My final long run - a 10 miler - happened to fall when we were going to be out of town visiting the in-laws. I was panicky. I didn't have a running partner and the last time I'd run in that town I got chased and bit by a dog. Awesome.
The Husb and I developed a plan. I would run and he would bike so he could have my water bottle, G2 chews (LOVE!!) and mace (little doggy you're going blind if you mess with me again) without me having to tote them along. We mapped a route that would take us from his parents house in the country to his sister's house in town. It was epic. We planned to start at 2pm and at 1:50pm I'm standing at the window watching rain pour from the heavens. I wanted to cry.
I had tweaked my eating/drinking that day and the day before in preparation for this run. I was starving and knew I needed to hit the road before I got the shakes. At 2pm, I looked at the husb with defeat written all over me. He said, "What are you waiting for? LET'S GO!!"
The temperature was 41 degrees and the rain quickly turned into sleet. I had to laugh to keep from crying and within the first half mile I'm pumping my fist yelling "I AM SO HARD CORE RIGHT NOW!! LOOK AT ME TOWNSPEOPLE, I'M A ROCKSTAR!!" Yes, I had officially lost my mind and we'd barely begun.
I focused in on my pace and my rhythm wanting to lock it in for the long haul.
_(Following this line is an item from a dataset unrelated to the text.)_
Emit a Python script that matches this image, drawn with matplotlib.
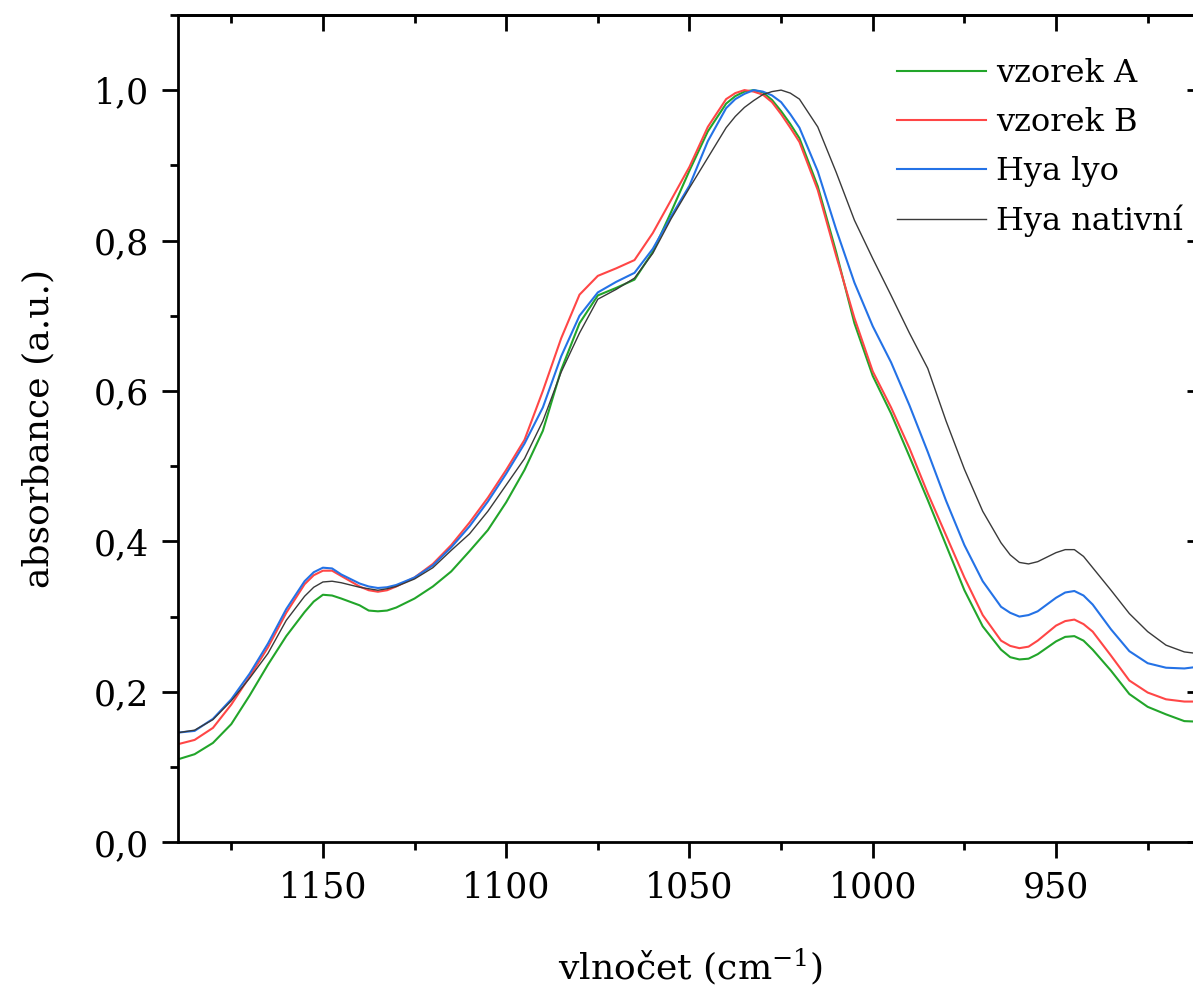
import numpy as np
import matplotlib
matplotlib.use("Agg")
import matplotlib.pyplot as plt
from matplotlib.ticker import MultipleLocator

# vlnocet (cm-1)
x = [1189, 1185, 1180, 1175, 1170, 1165, 1160, 1155, 1152.5, 1150,
     1147.5, 1145, 1140, 1137.5, 1135, 1132.5, 1130, 1125, 1120, 1115,
     1110, 1105, 1100, 1095, 1090, 1085, 1080, 1075, 1070, 1065,
     1060, 1055, 1050, 1045, 1040, 1037.5, 1035, 1032.5, 1030, 1027.5,
     1025, 1022.5, 1020, 1015, 1010, 1005, 1000, 995, 990, 985,
     980, 975, 970, 965, 962.5, 960, 957.5, 955, 950, 947.5,
     945, 942.5, 940, 935, 930, 925, 920, 915, 910]

vzorek_A = [0.111, 0.117, 0.132, 0.157, 0.195, 0.236, 0.274, 0.306, 0.320, 0.329,
            0.328, 0.324, 0.315, 0.308, 0.307, 0.308, 0.312, 0.324, 0.340, 0.360,
            0.387, 0.415, 0.452, 0.495, 0.547, 0.628, 0.690, 0.727, 0.737, 0.748,
            0.785, 0.838, 0.893, 0.945, 0.982, 0.992, 0.998, 1.000, 0.997, 0.987,
            0.972, 0.955, 0.936, 0.872, 0.785, 0.690, 0.620, 0.570, 0.513, 0.455,
            0.395, 0.335, 0.287, 0.256, 0.246, 0.243, 0.244, 0.250, 0.267, 0.273,
            0.274, 0.268, 0.256, 0.228, 0.197, 0.180, 0.170, 0.161, 0.160]

vzorek_B = [0.131, 0.136, 0.152, 0.183, 0.220, 0.259, 0.305, 0.343, 0.355, 0.361,
            0.361, 0.354, 0.340, 0.335, 0.333, 0.335, 0.340, 0.352, 0.370, 0.395,
            0.425, 0.458, 0.495, 0.535, 0.600, 0.670, 0.728, 0.753, 0.763, 0.774,
            0.810, 0.854, 0.898, 0.951, 0.988, 0.996, 1.000, 0.998, 0.994, 0.984,
            0.968, 0.950, 0.931, 0.867, 0.780, 0.697, 0.626, 0.578, 0.524, 0.464,
            0.408, 0.352, 0.302, 0.268, 0.261, 0.258, 0.260, 0.268, 0.288, 0.294,
            0.296, 0.290, 0.280, 0.248, 0.215, 0.199, 0.190, 0.187, 0.187]

hya_lyo = [0.146, 0.148, 0.164, 0.190, 0.224, 0.264, 0.310, 0.347, 0.359, 0.365,
           0.364, 0.356, 0.344, 0.340, 0.338, 0.339, 0.342, 0.352, 0.368, 0.392,
           0.420, 0.453, 0.490, 0.530, 0.578, 0.646, 0.700, 0.731, 0.745, 0.757,
           0.789, 0.832, 0.873, 0.932, 0.976, 0.988, 0.995, 1.000, 0.998, 0.993,
           0.984, 0.968, 0.950, 0.892, 0.815, 0.744, 0.686, 0.638, 0.581, 0.519,
           0.454, 0.395, 0.347, 0.313, 0.305, 0.300, 0.302, 0.307, 0.325, 0.332,
           0.334, 0.328, 0.316, 0.283, 0.254, 0.238, 0.232, 0.231, 0.234]

hya_nativni = [0.146, 0.149, 0.163, 0.188, 0.218, 0.251, 0.295, 0.327, 0.339, 0.346,
               0.347, 0.345, 0.339, 0.337, 0.335, 0.337, 0.340, 0.350, 0.365, 0.388,
               0.410, 0.440, 0.475, 0.510, 0.560, 0.625, 0.677, 0.722, 0.735, 0.750,
               0.783, 0.829, 0.870, 0.910, 0.950, 0.965, 0.977, 0.986, 0.994, 0.998,
               1.000, 0.996, 0.988, 0.951, 0.891, 0.827, 0.776, 0.727, 0.677, 0.630,
               0.560, 0.496, 0.440, 0.398, 0.382, 0.372, 0.370, 0.373, 0.385, 0.389,
               0.389, 0.380, 0.365, 0.335, 0.304, 0.280, 0.262, 0.253, 0.250]

nazvy = ["vzorek A", "vzorek B", "Hya lyo", "Hya nativní"]
barvy = ["#22a52a", "#ff4646", "#2472e6", "#3a3a3a"]
tloustky = [1.5, 1.5, 1.5, 1.0]

xticks = [1150, 1100, 1050, 1000, 950]
yticks = [0.0, 0.2, 0.4, 0.6, 0.8, 1.0]
ylab = ["0,0", "0,2", "0,4", "0,6", "0,8", "1,0"]

plt.rcParams['font.family'] = ['DejaVu Serif']
plt.rcParams['mathtext.fontset'] = 'dejavuserif'

fig = plt.figure(figsize=(11.93, 9.92), dpi=100)
ax = fig.add_axes([0.149, 0.151, 1.0084 - 0.149, 0.985 - 0.151])

serie = [vzorek_A, vzorek_B, hya_lyo, hya_nativni]
for y, n, c, lw in zip(serie, nazvy, barvy, tloustky):
    ax.plot(x, y, color=c, lw=lw, label=n)

ax.set_xlim(1189.6, 909.9)
ax.set_ylim(0, 1.1)
ax.set_xticks(xticks)
ax.set_yticks(yticks)
ax.set_yticklabels(ylab)
ax.xaxis.set_minor_locator(MultipleLocator(25))
ax.yaxis.set_minor_locator(MultipleLocator(0.1))

for s in ax.spines.values():
    s.set_linewidth(2.0)
ax.tick_params(which='major', direction='out', length=11.5, width=2.0, labelsize=25, pad=9)
ax.tick_params(which='minor', direction='out', length=6, width=2.0)

# horni a prava osa s ticky dovnitr
top = ax.secondary_xaxis('top')
top.set_xticks(xticks)
top.xaxis.set_minor_locator(MultipleLocator(25))
top.tick_params(which='major', direction='in', length=11.5, width=2.0, labeltop=False)
top.tick_params(which='minor', direction='in', length=6, width=2.0)
top.spines['top'].set_linewidth(2.0)

right = ax.secondary_yaxis('right')
right.set_yticks(yticks)
right.yaxis.set_minor_locator(MultipleLocator(0.1))
right.tick_params(which='major', direction='in', length=11.5, width=2.0, labelright=False)
right.tick_params(which='minor', direction='in', length=6, width=2.0)
right.spines['right'].set_linewidth(2.0)

ax.set_xlabel("vlnočet (cm$^{-1}$)", fontsize=26, labelpad=30)
ax.set_ylabel("absorbance (a.u.)", fontsize=26, labelpad=28)

leg = ax.legend(loc='upper left', bbox_to_anchor=(897 / 1193, 1 - 58 / 992),
                bbox_transform=fig.transFigure, frameon=False, fontsize=23,
                handlelength=2.8, handletextpad=0.3, labelspacing=0.56, borderpad=0,
                borderaxespad=0)

fig.savefig("out.png", dpi=100)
The Husb gave me plenty of space and stayed a good ways in front or behind, always hitting me up with encouragement at just the right time. I remember saying "Cake" over and over on mile 8 because for the first time ever, I felt like the whole half-marathon hubaloo was actually attainable. The final sprint came at the end of mile 9 and I screamed up ahead at my biker boy, "LOOK AT THIS PACE!! I AM SO MONEY RIGHT NOW!! LOOOOKKKK ATTTT MEEEEEEEEE!!" If my attitude was anything at that moment, it was humble.